▶ **CHALLENGE**
Carry none of the pictures over; set down the material below exactly.

---- DATASET EXTRACT

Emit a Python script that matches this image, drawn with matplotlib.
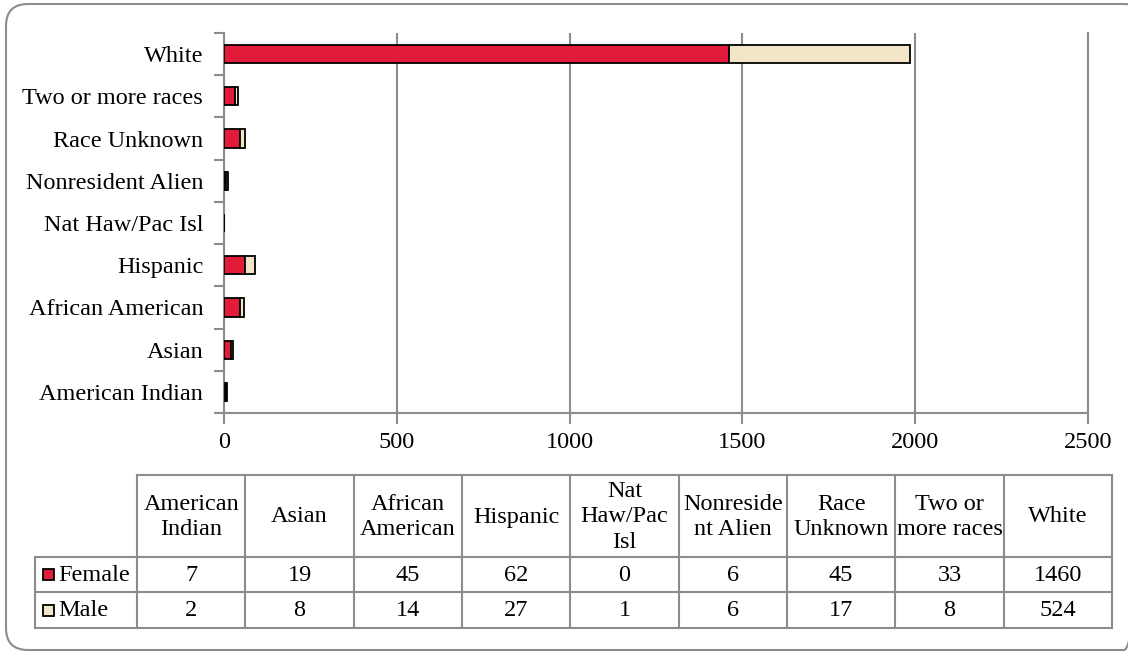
import numpy as np
import matplotlib
matplotlib.use('Agg')
import matplotlib.pyplot as plt
from matplotlib.patches import Rectangle, FancyBboxPatch

plt.rcParams['font.family'] = ['Liberation Serif', 'DejaVu Serif']

# data
categories = ['American Indian', 'Asian', 'African American', 'Hispanic',
              'Nat Haw/Pac Isl', 'Nonresident Alien', 'Race Unknown',
              'Two or more races', 'White']
header_labels = ['American\nIndian', 'Asian', 'African\nAmerican', 'Hispanic',
                 'Nat\nHaw/Pac\nIsl', 'Nonreside\nnt Alien', 'Race\nUnknown',
                 'Two or\nmore races', 'White']
female = [7, 19, 45, 62, 0, 6, 45, 33, 1460]
male = [2, 8, 14, 27, 1, 6, 17, 8, 524]
series_names = ['Female', 'Male']
x_ticks = [0, 500, 1000, 1500, 2000, 2500]

k_red = '#E31B3A'
k_beige = '#F3E5C8'
k_gray = '#8C8C8C'
k_font = 17.5

W, H = 1128, 653
fig = plt.figure(figsize=(W / 100, H / 100), dpi=100)


def px_axes(x0, y0, x1, y1):
  return fig.add_axes([x0 / W, 1 - y1 / H, (x1 - x0) / W, (y1 - y0) / H])


# bar chart
ax = px_axes(224, 33, 1088, 413)
pos = np.arange(len(categories))
ax.barh(pos, female, height=0.43, color=k_red, edgecolor='black', linewidth=1.3, zorder=3)
ax.barh(pos, male, left=female, height=0.43, color=k_beige, edgecolor='black', linewidth=1.3, zorder=3)
ax.set_xlim(0, 2500)
ax.set_ylim(-0.5, len(categories) - 0.5)
ax.set_xticks(x_ticks)
ax.set_xticklabels([str(v) for v in x_ticks], fontsize=k_font)
ax.set_yticks(pos)
ax.set_yticklabels(categories, fontsize=k_font)
ax.set_yticks(np.arange(-0.5, len(categories), 1), minor=True)
ax.tick_params(axis='y', which='major', length=0, pad=15)
ax.tick_params(axis='y', which='minor', length=7, width=1.5, color=k_gray)
ax.tick_params(axis='x', length=8, width=1.5, color=k_gray, pad=6)
ax.grid(axis='x', color=k_gray, linewidth=1.5, zorder=0)
ax.spines['top'].set_visible(False)
for side in ['left', 'bottom', 'right']:
  ax.spines[side].set_color(k_gray)
  ax.spines[side].set_linewidth(1.5)

# overlay in pixel coords: frame + data table
ov = fig.add_axes([0, 0, 1, 1])
ov.set_xlim(0, W)
ov.set_ylim(H, 0)
ov.axis('off')

ov.add_patch(FancyBboxPatch((6, 4), 1140, 646, boxstyle='round,pad=0,rounding_size=22',
                            edgecolor=k_gray, facecolor='none', linewidth=1.5))

col_x = [137 + i * (1112 - 137) / 9.0 for i in range(len(categories) + 1)]
row_y = [475, 557, 592, 628]
lbl_x0 = 35

ov.plot([col_x[0], col_x[-1]], [row_y[0], row_y[0]], color=k_gray, lw=1.5)
for y in row_y[1:]:
  ov.plot([lbl_x0, col_x[-1]], [y, y], color=k_gray, lw=1.5)
ov.plot([lbl_x0, lbl_x0], [row_y[1], row_y[-1]], color=k_gray, lw=1.5)
for x in col_x:
  ov.plot([x, x], [row_y[0], row_y[-1]], color=k_gray, lw=1.5)

for i, lab in enumerate(header_labels):
  cx = (col_x[i] + col_x[i + 1]) / 2
  ov.text(cx, (row_y[0] + row_y[1]) / 2 + 1, lab, ha='center', va='center',
          fontsize=k_font, linespacing=1.27)

for r, (name, vals, color) in enumerate(zip(series_names, [female, male], [k_red, k_beige])):
  cy = (row_y[r + 1] + row_y[r + 2]) / 2
  ov.add_patch(Rectangle((43, cy - 5.5), 11, 11, facecolor=color, edgecolor='black', linewidth=1.3))
  ov.text(58, cy + 1, name, ha='left', va='center', fontsize=k_font)
  for i, v in enumerate(vals):
    cx = (col_x[i] + col_x[i + 1]) / 2
    ov.text(cx, cy + 1, str(v), ha='center', va='center', fontsize=k_font)

fig.savefig('out.png', dpi=100)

--------

▶ **SOLUTION TO THE PROBLEM**
Emit a Python script that matches this image, drawn with matplotlib.
import numpy as np
import matplotlib
matplotlib.use('Agg')
import matplotlib.pyplot as plt
from matplotlib.patches import Rectangle, FancyBboxPatch

plt.rcParams['font.family'] = ['Liberation Serif', 'DejaVu Serif']

# data
categories = ['American Indian', 'Asian', 'African American', 'Hispanic',
              'Nat Haw/Pac Isl', 'Nonresident Alien', 'Race Unknown',
              'Two or more races', 'White']
header_labels = ['American\nIndian', 'Asian', 'African\nAmerican', 'Hispanic',
                 'Nat\nHaw/Pac\nIsl', 'Nonreside\nnt Alien', 'Race\nUnknown',
                 'Two or\nmore races', 'White']
female = [7, 19, 45, 62, 0, 6, 45, 33, 1460]
male = [2, 8, 14, 27, 1, 6, 17, 8, 524]
series_names = ['Female', 'Male']
x_ticks = [0, 500, 1000, 1500, 2000, 2500]

k_red = '#E31B3A'
k_beige = '#F3E5C8'
k_gray = '#8C8C8C'
k_font = 17.5

W, H = 1128, 653
fig = plt.figure(figsize=(W / 100, H / 100), dpi=100)


def px_axes(x0, y0, x1, y1):
  return fig.add_axes([x0 / W, 1 - y1 / H, (x1 - x0) / W, (y1 - y0) / H])


# bar chart
ax = px_axes(224, 33, 1088, 413)
pos = np.arange(len(categories))
ax.barh(pos, female, height=0.43, color=k_red, edgecolor='black', linewidth=1.3, zorder=3)
ax.barh(pos, male, left=female, height=0.43, color=k_beige, edgecolor='black', linewidth=1.3, zorder=3)
ax.set_xlim(0, 2500)
ax.set_ylim(-0.5, len(categories) - 0.5)
ax.set_xticks(x_ticks)
ax.set_xticklabels([str(v) for v in x_ticks], fontsize=k_font)
ax.set_yticks(pos)
ax.set_yticklabels(categories, fontsize=k_font)
ax.set_yticks(np.arange(-0.5, len(categories), 1), minor=True)
ax.tick_params(axis='y', which='major', length=0, pad=15)
ax.tick_params(axis='y', which='minor', length=7, width=1.5, color=k_gray)
ax.tick_params(axis='x', length=8, width=1.5, color=k_gray, pad=6)
ax.grid(axis='x', color=k_gray, linewidth=1.5, zorder=0)
ax.spines['top'].set_visible(False)
for side in ['left', 'bottom', 'right']:
  ax.spines[side].set_color(k_gray)
  ax.spines[side].set_linewidth(1.5)

# overlay in pixel coords: frame + data table
ov = fig.add_axes([0, 0, 1, 1])
ov.set_xlim(0, W)
ov.set_ylim(H, 0)
ov.axis('off')

ov.add_patch(FancyBboxPatch((6, 4), 1140, 646, boxstyle='round,pad=0,rounding_size=22',
                            edgecolor=k_gray, facecolor='none', linewidth=1.5))

col_x = [137 + i * (1112 - 137) / 9.0 for i in range(len(categories) + 1)]
row_y = [475, 557, 592, 628]
lbl_x0 = 35

ov.plot([col_x[0], col_x[-1]], [row_y[0], row_y[0]], color=k_gray, lw=1.5)
for y in row_y[1:]:
  ov.plot([lbl_x0, col_x[-1]], [y, y], color=k_gray, lw=1.5)
ov.plot([lbl_x0, lbl_x0], [row_y[1], row_y[-1]], color=k_gray, lw=1.5)
for x in col_x:
  ov.plot([x, x], [row_y[0], row_y[-1]], color=k_gray, lw=1.5)

for i, lab in enumerate(header_labels):
  cx = (col_x[i] + col_x[i + 1]) / 2
  ov.text(cx, (row_y[0] + row_y[1]) / 2 + 1, lab, ha='center', va='center',
          fontsize=k_font, linespacing=1.27)

for r, (name, vals, color) in enumerate(zip(series_names, [female, male], [k_red, k_beige])):
  cy = (row_y[r + 1] + row_y[r + 2]) / 2
  ov.add_patch(Rectangle((43, cy - 5.5), 11, 11, facecolor=color, edgecolor='black', linewidth=1.3))
  ov.text(58, cy + 1, name, ha='left', va='center', fontsize=k_font)
  for i, v in enumerate(vals):
    cx = (col_x[i] + col_x[i + 1]) / 2
    ov.text(cx, cy + 1, str(v), ha='center', va='center', fontsize=k_font)

fig.savefig('out.png', dpi=100)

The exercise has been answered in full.